The first time they met, French artist Françoise Gilot seemed more interested in her salad than in Jonas Salk—somewhat embarrassing for her friend Chantal Hunt, who had insisted she join them for lunch. Chantal’s husband, John Hunt, the executive vice president of the Salk Institute, had invited Salk to their home to discuss “Institute issues.” Gilot had warned Chantal that she was tired from completing the lithograph series at the Tamarind Workshop in Los Angeles, and she needed some rest before returning to Paris. “I’m going to go have lunch at a restaurant,” she told her friend. “I don’t want to see a scientist.” Chantal said she didn’t need to talk. “Fine,” Gilot replied, “I don’t talk.”

The next evening, Gilot accompanied the Hunts to a black-tie dinner at the Institute. Seated with other artists, she enjoyed herself. Although she didn’t notice Salk, he saw her. Later he told Françoise he found the situation curious. One day she behaved “like a lump,” he said. The next day she was “laughing like I don’t know what.” He wondered, “Who is this person?” So he invited Gilot to the Institute for a private tour.
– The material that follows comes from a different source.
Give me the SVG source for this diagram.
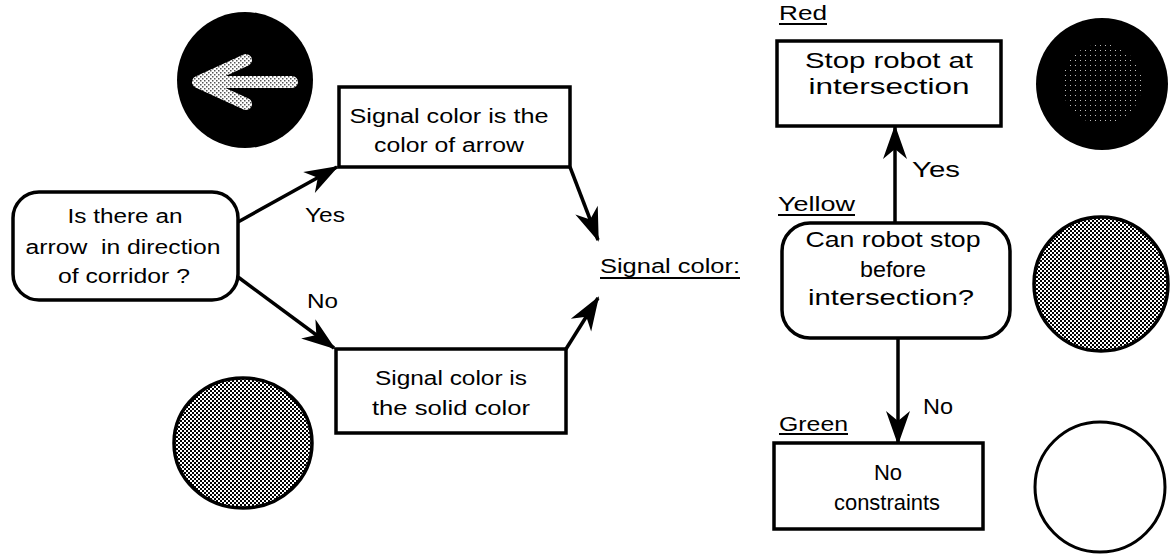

Once there, this woman who had silently looked at her salad two days before began talking with great animation and sophistication, a mixture of self-confidence and femininity. Salk knew almost nothing about art, and Gilot could not converse about science, but they had one common interest, modern architecture. That was a start.

Jonas became enthralled with Françoise. He didn’t know much about her life, except that she was a successful artist, although he had seen none of her paintings, and that she had been Pablo Picasso’s mistress, although he likely had not read her best-selling memoir, Life with Picasso. The past didn’t interest Salk; he was looking to the future.


The outbreak of World War II marked a tragic time in Gilot’s life. Every week she learned of comrades who had died participating in the Resistance and Jewish friends who had been deported. She felt an urgency to contribute in some way. “I felt that upholding the cultural values we shared was an individual duty and a necessity.” In May of 1943, Françoise had her first exhibition. Around the same time, she met Pablo Picasso. “I believe that if I had met Picasso in normal circumstances, nothing would have happened between him and myself,” she reflected.